Review of Elektra

Elektra (2005)
3/10
Not terrible, but pretty bad
14 April 2005
Marvel's _Elektra_ has some good things going for it: the art direction and action direction in particular are high caliber. It's the way the characters are handled that drags the movie down. The characters aren't exactly poorly drawn; it's more that they aren't fleshed out enough to be either well or poorly drawn. Garner (for example) does a great job at the beginning of making Elektra interesting--tense, reserved, and afflicted by guilt and neuroses. The problem is that we don't get any closer to the character by the end of the film.

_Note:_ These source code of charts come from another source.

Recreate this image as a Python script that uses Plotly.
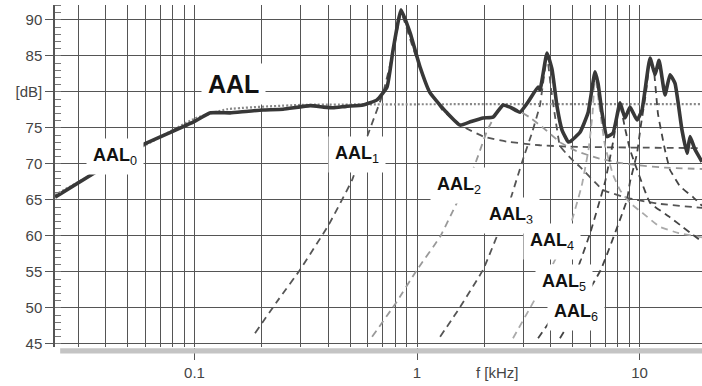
import math
import plotly.graph_objects as go

# ---------------- data (f in kHz, level in dB) ----------------
main_f = [0.0236, 0.0365, 0.056, 0.0985, 0.118, 0.1445, 0.17, 0.203, 0.25, 0.331, 0.38, 0.419,
          0.48, 0.572, 0.661, 0.733, 0.78, 0.848, 0.931, 1.031, 1.143, 1.364, 1.561, 1.75, 1.98,
          2.196, 2.435, 2.618, 2.904, 3.155, 3.499, 3.571, 3.839, 4.045, 4.258, 4.484, 4.771,
          4.871, 5.402, 5.869, 6.31, 6.51, 6.785, 7.144, 7.601, 8.173, 8.607, 9.064, 9.745,
          10.26, 11.15, 11.74, 12.24, 13.02, 13.71, 14.44, 15.52, 16.35, 16.87, 17.76, 19.09]
main_db = [65.4, 69.0, 72.4, 75.8, 77.1, 77.1, 77.3, 77.5, 77.6, 78.1, 77.9, 77.8,
           78.0, 78.2, 78.9, 80.7, 85.8, 91.4, 88.2, 83.5, 79.9, 77.1, 75.4, 75.9, 76.4,
           76.5, 78.2, 77.9, 77.2, 78.6, 80.7, 80.3, 85.4, 83.1, 78.0, 74.7, 73.1,
           73.1, 74.4, 77.1, 82.8, 81.2, 77.1, 73.8, 74.3, 78.5, 76.4, 77.9, 76.1,
           77.5, 84.7, 82.4, 84.4, 79.6, 82.4, 81.2, 74.7, 71.5, 73.8, 72.0, 70.3]

aal0_f = [0.0236, 0.06, 0.1, 0.14, 0.3, 19.09]
aal0_db = [65.7, 72.6, 76.3, 77.6, 78.2, 78.3]

aal1_f = [0.187, 0.24, 0.298, 0.4, 0.511, 0.6, 0.703, 0.78, 0.848, 0.95, 1.1, 1.3, 1.587,
          1.99, 2.53, 3.57, 4.87, 8.0, 19.09]
aal1_db = [46.5, 51.3, 55.3, 61.5, 67.8, 74.0, 79.8, 85.5, 91.0, 86.5, 81.0, 77.5, 75.3,
           73.8, 73.1, 72.6, 72.4, 72.3, 72.2]

aal2_f = [0.628, 0.8, 1.0, 1.27, 1.56, 1.8, 2.07, 2.3, 2.5, 2.8, 3.2, 3.7, 4.4, 5.2, 6.5,
          8.0, 10.0, 13.0, 19.09]
aal2_db = [46.0, 50.6, 55.3, 59.9, 65.5, 69.5, 74.7, 77.3, 78.2, 77.6, 76.5, 75.0, 73.0,
           71.8, 70.8, 70.2, 69.8, 69.5, 69.3]

aal3_f = [1.27, 1.56, 1.98, 2.5, 2.99, 3.3, 3.57, 3.84, 4.0, 4.2, 4.39, 4.9, 5.4, 6.85,
          8.78, 12.0, 19.09]
aal3_db = [46.0, 50.1, 55.3, 63.0, 70.6, 74.5, 78.2, 85.0, 80.5, 76.0, 72.5, 70.8, 69.6,
           66.4, 65.3, 64.5, 63.9]

aal4_f = [2.7, 3.5, 4.3, 4.87, 5.5, 5.9, 6.15, 6.31, 6.6, 7.0, 7.6, 8.2, 9.06, 10.5, 12.3,
          15.0, 19.09]
aal4_db = [45.8, 52.0, 57.5, 61.3, 67.0, 72.0, 77.0, 82.5, 78.0, 72.5, 68.5, 66.3, 64.6,
           63.0, 61.3, 60.4, 59.8]

aal5_f = [3.5, 4.08, 5.24, 6.0, 7.0, 7.6, 8.17, 8.6, 9.06, 9.75, 11.15, 13.7, 19.09]
aal5_db = [45.8, 48.8, 55.3, 60.4, 67.5, 73.0, 78.3, 75.0, 72.0, 69.2, 64.6, 62.6, 59.2]

aal6_f = [4.39, 6.7, 8.78, 9.06, 9.75, 10.1, 10.7, 11.15, 11.6, 12.1, 13.0, 13.7, 15.2,
          17.4, 19.09]
aal6_db = [45.8, 55.3, 65.0, 67.5, 71.5, 75.0, 80.0, 84.5, 83.0, 77.0, 72.0, 69.2, 66.9,
           65.4, 64.2]

y_ticks = [45, 50, 55, 60, 65, 70, 75, 80, 85, 90]
y_ticktext = ["45", "50", "55", "60", "65", "70", "75", "[dB]", "85", "90"]
x_ticks = [0.1, 1, 10]
x_ticktext = ["0.1", "1", "10"]
x_minor = [m * d for d in (0.01, 0.1, 1) for m in range(2, 10)]

# label positions: (text, f, dB)
labels = [
    ("<b>AAL</b><sub>0</sub>", 0.0439, 71.1),
    ("<b>AAL</b><sub>1</sub>", 0.537, 71.25),
    ("<b>AAL</b><sub>2</sub>", 1.545, 67.0),
    ("<b>AAL</b><sub>3</sub>", 2.64, 62.9),
    ("<b>AAL</b><sub>4</sub>", 4.05, 59.3),
    ("<b>AAL</b><sub>5</sub>", 4.58, 53.5),
    ("<b>AAL</b><sub>6</sub>", 5.19, 49.4),
]

FONT = "Liberation Sans, Arial, sans-serif"
fig = go.Figure()

DASH = "7px,5px"
for fx, dbv, col in [(aal1_f, aal1_db, "#555"), (aal2_f, aal2_db, "#999"),
                     (aal3_f, aal3_db, "#555"), (aal4_f, aal4_db, "#aaa"),
                     (aal5_f, aal5_db, "#444"), (aal6_f, aal6_db, "#444")]:
    fig.add_trace(go.Scatter(x=fx, y=dbv, mode="lines",
                             line=dict(color=col, width=1.8, dash=DASH, shape="spline", smoothing=0.3),
                             hoverinfo="skip"))

fig.add_trace(go.Scatter(x=aal0_f, y=aal0_db, mode="lines",
                         line=dict(color="#888", width=2.2, dash="2px,2px", shape="spline", smoothing=0.4),
                         hoverinfo="skip"))
fig.add_trace(go.Scatter(x=main_f, y=main_db, mode="lines",
                         line=dict(color="#383838", width=3.6, shape="spline", smoothing=0.4),
                         hoverinfo="skip"))

for txt, fx, dbv in labels:
    fig.add_annotation(x=math.log10(fx), y=dbv, xref="x", yref="y", text=txt, showarrow=False,
                       bgcolor="white", borderpad=6,
                       font=dict(size=18, color="#111", family=FONT))

fig.add_annotation(x=math.log10(0.149), y=81.1, xref="x", yref="y", text="<b>AAL</b>",
                   showarrow=False, bgcolor="white", borderpad=6,
                   font=dict(size=25, color="#111", family=FONT))

fig.add_annotation(x=math.log10(2.31), y=-0.076, xref="x", yref="paper", text="f [kHz]",
                   showarrow=False, yanchor="middle",
                   font=dict(size=15, color="#444", family=FONT))

fig.add_shape(type="rect", xref="paper", yref="paper", x0=0.008, x1=1.0, y0=-0.019, y1=-0.004,
              fillcolor="#c4c4c4", line=dict(width=0), layer="above")

fig.update_layout(
    width=702, height=386,
    margin=dict(l=55, r=0, t=5, b=39, autoexpand=False),
    plot_bgcolor="white", paper_bgcolor="white",
    showlegend=False,
    font=dict(family=FONT, size=15, color="#444"),
    xaxis=dict(type="log", range=[math.log10(0.0236), math.log10(19.09)], automargin=False,
               tickvals=x_ticks, ticktext=x_ticktext, ticks="outside", ticklen=12,
               tickcolor="#555", showgrid=True, gridcolor="#555", gridwidth=1,
               minor=dict(tickvals=x_minor, showgrid=True, gridcolor="#555", gridwidth=1, ticks=""),
               showline=False, zeroline=False, tickfont=dict(size=15, color="#444")),
    yaxis=dict(range=[44.58, 92.08], tickvals=y_ticks, ticktext=y_ticktext, automargin=False,
               ticks="outside", ticklen=8, tickcolor="#555",
               showgrid=True, gridcolor="#555", gridwidth=1,
               showline=True, linecolor="#555", linewidth=1.5, zeroline=False,
               minor=dict(dtick=1, ticks="inside", ticklen=6, tickcolor="#777", showgrid=False),
               tickfont=dict(size=15, color="#444")),
)

fig.write_html("out.html", config={"displayModeBar": False},
               post_script="document.body.style.margin='0px';document.body.style.overflow='hidden';")
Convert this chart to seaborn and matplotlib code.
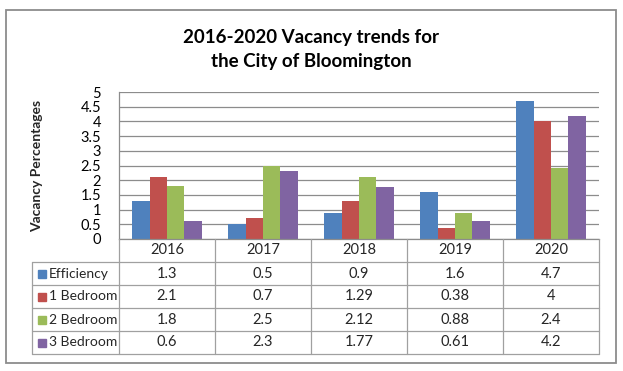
import matplotlib
matplotlib.use("Agg")
import matplotlib.pyplot as plt
import seaborn as sns
import pandas as pd
import numpy as np
from matplotlib.patches import Rectangle

years = ["2016", "2017", "2018", "2019", "2020"]
units = ["Efficiency", "1 Bedroom", "2 Bedroom", "3 Bedroom"]
efficiency = [1.3, 0.5, 0.9, 1.6, 4.7]
bedroom_1 = [2.1, 0.7, 1.29, 0.38, 4]
bedroom_2 = [1.8, 2.5, 2.12, 0.88, 2.4]
bedroom_3 = [0.6, 2.3, 1.77, 0.61, 4.2]
colors = ["#4F81BD", "#C0504D", "#9BBB59", "#8064A2"]
yticks = [0, 0.5, 1, 1.5, 2, 2.5, 3, 3.5, 4, 4.5, 5]

series = [efficiency, bedroom_1, bedroom_2, bedroom_3]
df = pd.DataFrame({
    "year": years * len(units),
    "unit": [u for u in units for _ in years],
    "value": [v for s in series for v in s],
})

sns.set_theme(style="white")
plt.rcParams["font.family"] = ["Lato", "DejaVu Sans"]

W, H = 623, 371
fig = plt.figure(figsize=(W / 100, H / 100), dpi=100)
fig.patch.set_facecolor("white")


def box(x0, y0, x1, y1):
    # pixel box (top-left origin) -> figure rect
    return [x0 / W, 1 - y1 / H, (x1 - x0) / W, (y1 - y0) / H]


# outer chart border
fig.patches.append(Rectangle((6 / W, 1 - 363 / H), 610 / W, 353 / H,
                             transform=fig.transFigure, fill=False,
                             ec="#8c8c8c", lw=1.3))

fig.text(311 / W, 1 - 49 / H, "2016-2020 Vacancy trends for\nthe City of Bloomington",
         ha="center", va="center", fontsize=13.5, fontweight="bold",
         linespacing=1.5, color="black")

# bars
ax = fig.add_axes(box(119, 92, 599, 239))
sns.barplot(data=df, x="year", y="value", hue="unit", palette=colors,
            width=4 / 5.5, saturation=1, errorbar=None, linewidth=0,
            legend=False, ax=ax)
ax.set_xlim(-0.5, 4.5)
ax.set_ylim(0, 5)
ax.set_yticks(yticks)
ax.set_yticklabels([f"{t:g}" for t in yticks], fontsize=10.5)
ax.tick_params(axis="y", length=0, pad=13, colors="black")
ax.set_xticks([])
ax.set_xlabel("")
ax.yaxis.grid(True, color="#8c8c8c", lw=0.9)
ax.set_axisbelow(True)
for side in ["top", "right"]:
    ax.spines[side].set_visible(False)
for side in ["left", "bottom"]:
    ax.spines[side].set_color("#8c8c8c")
    ax.spines[side].set_linewidth(0.9)
ax.set_ylabel("Vacancy Percentages", fontsize=10, fontweight="bold")
ax.yaxis.set_label_coords((43 - 119) / 480, 0.5)

# data table
xl = -0.5 - 87 / 96
tab = fig.add_axes(box(32, 239, 599, 354))
tab.set_xlim(xl, 4.5)
tab.set_ylim(5, 0)
tab.axis("off")
lc = "#a0a0a0"
for i in range(6):
    tab.plot([i - 0.5, i - 0.5], [0, 5], color=lc, lw=0.9, clip_on=False)
tab.plot([xl, xl], [1, 5], color=lc, lw=0.9, clip_on=False)
for r in range(1, 6):
    tab.plot([xl, 4.5], [r, r], color=lc, lw=0.9, clip_on=False)

for i, y in enumerate(years):
    tab.text(i, 0.5, y, ha="center", va="center", fontsize=10.5)
for r, (u, s, c) in enumerate(zip(units, series, colors)):
    tab.plot(xl + 9.5 / 96, r + 1.5, marker="s", ms=6, color=c, lw=0)
    tab.text(xl + 17 / 96, r + 1.5, u, ha="left", va="center", fontsize=10)
    for i, v in enumerate(s):
        tab.text(i, r + 1.5, f"{v:g}", ha="center", va="center", fontsize=10.5)

fig.savefig("out.png", dpi=100)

It's not even clear what her "superpowers" are supposed to be. She can see 10 seconds into the future, and she's handy with a knife--yet she seems to kill the final enemy, a moves-faster-than-the-wind swordsman (a conceit used a bit too much in this movie), with a lucky random strike (demonstrating her ... indomitable spirit?). Similar things could be said about the other characters, who are left mysterious without rising to the level of being intriguing. Leaden and occasionally hackneyed writing doesn't help ("You speak in riddles, old man.") The other big problem is in the overall setup: there are two sides, both groups of vaguely far-eastern occultists who strive to attain Tao-ish calm and balance in the world. One group is, we are told, good, and the other evil. You can see the problem: how do we tell them apart? Apparently, it suffices that the "good" guys wear white robes and live in a woodsy commune, while the "bad" guys look sort of sinister. It's weak; we need to see some modicum of plausible motivation among these people in order to enter the movie's (admittedly enticing) atmosphere of fantasy.